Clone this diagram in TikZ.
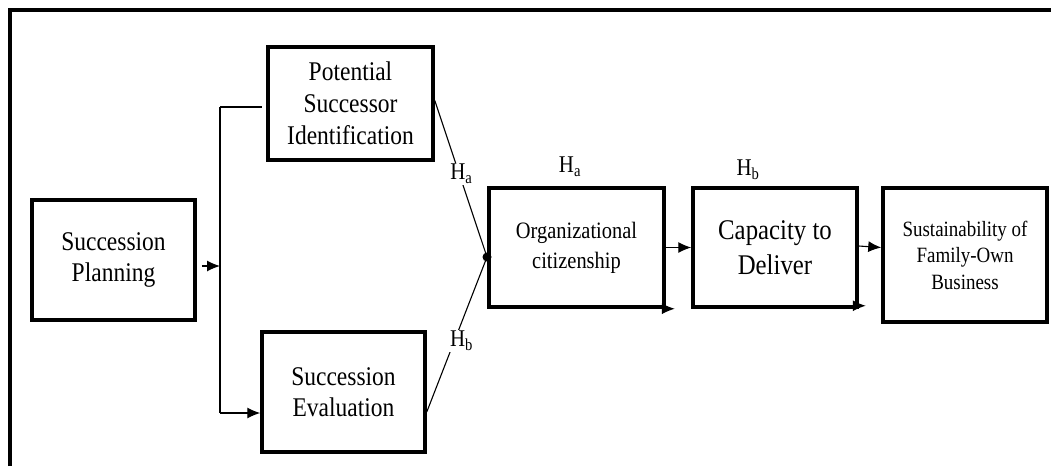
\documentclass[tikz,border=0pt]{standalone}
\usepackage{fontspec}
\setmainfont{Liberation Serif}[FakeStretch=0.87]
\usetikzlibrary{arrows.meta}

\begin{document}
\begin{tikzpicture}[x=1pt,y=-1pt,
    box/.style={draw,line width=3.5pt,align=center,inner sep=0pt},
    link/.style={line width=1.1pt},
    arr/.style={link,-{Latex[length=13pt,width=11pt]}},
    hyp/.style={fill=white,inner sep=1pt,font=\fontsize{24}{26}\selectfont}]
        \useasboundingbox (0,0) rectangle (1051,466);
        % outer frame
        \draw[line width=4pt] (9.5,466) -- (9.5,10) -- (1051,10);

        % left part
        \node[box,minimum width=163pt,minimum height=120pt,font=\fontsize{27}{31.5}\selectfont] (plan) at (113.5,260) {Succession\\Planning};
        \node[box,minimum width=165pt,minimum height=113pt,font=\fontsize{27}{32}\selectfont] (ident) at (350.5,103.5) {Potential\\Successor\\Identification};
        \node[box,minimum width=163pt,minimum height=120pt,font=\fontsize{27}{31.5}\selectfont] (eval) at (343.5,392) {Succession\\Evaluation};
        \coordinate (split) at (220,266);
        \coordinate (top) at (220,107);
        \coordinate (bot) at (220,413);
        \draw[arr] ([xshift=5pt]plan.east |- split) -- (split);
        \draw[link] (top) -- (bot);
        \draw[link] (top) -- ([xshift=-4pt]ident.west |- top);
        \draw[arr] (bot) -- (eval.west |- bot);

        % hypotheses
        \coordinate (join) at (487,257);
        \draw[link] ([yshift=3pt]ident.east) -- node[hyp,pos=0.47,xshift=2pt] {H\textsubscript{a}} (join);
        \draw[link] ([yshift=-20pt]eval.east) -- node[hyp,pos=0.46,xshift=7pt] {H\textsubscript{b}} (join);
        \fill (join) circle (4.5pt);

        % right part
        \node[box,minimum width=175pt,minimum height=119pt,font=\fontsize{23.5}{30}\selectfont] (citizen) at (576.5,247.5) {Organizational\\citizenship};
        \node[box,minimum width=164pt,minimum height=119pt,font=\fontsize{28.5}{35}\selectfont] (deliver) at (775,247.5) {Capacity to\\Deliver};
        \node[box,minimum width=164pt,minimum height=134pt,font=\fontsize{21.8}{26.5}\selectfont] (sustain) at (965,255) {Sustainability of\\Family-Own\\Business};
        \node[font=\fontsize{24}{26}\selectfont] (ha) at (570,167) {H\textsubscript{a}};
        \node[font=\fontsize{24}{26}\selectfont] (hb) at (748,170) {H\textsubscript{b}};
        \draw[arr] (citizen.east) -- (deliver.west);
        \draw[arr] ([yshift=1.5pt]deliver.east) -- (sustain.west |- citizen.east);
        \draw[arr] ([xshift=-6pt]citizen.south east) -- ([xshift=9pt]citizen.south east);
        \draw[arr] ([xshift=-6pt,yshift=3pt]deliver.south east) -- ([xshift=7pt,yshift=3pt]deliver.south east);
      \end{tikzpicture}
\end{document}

*****

▸ **PROMPT**
Copy out each line word for word, please, skipping the images.

▸ **FINISHED EXERCISE**
Clone this diagram in TikZ.
\documentclass[tikz,border=0pt]{standalone}
\usepackage{fontspec}
\setmainfont{Liberation Serif}[FakeStretch=0.87]
\usetikzlibrary{arrows.meta}

\begin{document}
\begin{tikzpicture}[x=1pt,y=-1pt,
    box/.style={draw,line width=3.5pt,align=center,inner sep=0pt},
    link/.style={line width=1.1pt},
    arr/.style={link,-{Latex[length=13pt,width=11pt]}},
    hyp/.style={fill=white,inner sep=1pt,font=\fontsize{24}{26}\selectfont}]
        \useasboundingbox (0,0) rectangle (1051,466);
        % outer frame
        \draw[line width=4pt] (9.5,466) -- (9.5,10) -- (1051,10);

        % left part
        \node[box,minimum width=163pt,minimum height=120pt,font=\fontsize{27}{31.5}\selectfont] (plan) at (113.5,260) {Succession\\Planning};
        \node[box,minimum width=165pt,minimum height=113pt,font=\fontsize{27}{32}\selectfont] (ident) at (350.5,103.5) {Potential\\Successor\\Identification};
        \node[box,minimum width=163pt,minimum height=120pt,font=\fontsize{27}{31.5}\selectfont] (eval) at (343.5,392) {Succession\\Evaluation};
        \coordinate (split) at (220,266);
        \coordinate (top) at (220,107);
        \coordinate (bot) at (220,413);
        \draw[arr] ([xshift=5pt]plan.east |- split) -- (split);
        \draw[link] (top) -- (bot);
        \draw[link] (top) -- ([xshift=-4pt]ident.west |- top);
        \draw[arr] (bot) -- (eval.west |- bot);

        % hypotheses
        \coordinate (join) at (487,257);
        \draw[link] ([yshift=3pt]ident.east) -- node[hyp,pos=0.47,xshift=2pt] {H\textsubscript{a}} (join);
        \draw[link] ([yshift=-20pt]eval.east) -- node[hyp,pos=0.46,xshift=7pt] {H\textsubscript{b}} (join);
        \fill (join) circle (4.5pt);

        % right part
        \node[box,minimum width=175pt,minimum height=119pt,font=\fontsize{23.5}{30}\selectfont] (citizen) at (576.5,247.5) {Organizational\\citizenship};
        \node[box,minimum width=164pt,minimum height=119pt,font=\fontsize{28.5}{35}\selectfont] (deliver) at (775,247.5) {Capacity to\\Deliver};
        \node[box,minimum width=164pt,minimum height=134pt,font=\fontsize{21.8}{26.5}\selectfont] (sustain) at (965,255) {Sustainability of\\Family-Own\\Business};
        \node[font=\fontsize{24}{26}\selectfont] (ha) at (570,167) {H\textsubscript{a}};
        \node[font=\fontsize{24}{26}\selectfont] (hb) at (748,170) {H\textsubscript{b}};
        \draw[arr] (citizen.east) -- (deliver.west);
        \draw[arr] ([yshift=1.5pt]deliver.east) -- (sustain.west |- citizen.east);
        \draw[arr] ([xshift=-6pt]citizen.south east) -- ([xshift=9pt]citizen.south east);
        \draw[arr] ([xshift=-6pt,yshift=3pt]deliver.south east) -- ([xshift=7pt,yshift=3pt]deliver.south east);
      \end{tikzpicture}
\end{document}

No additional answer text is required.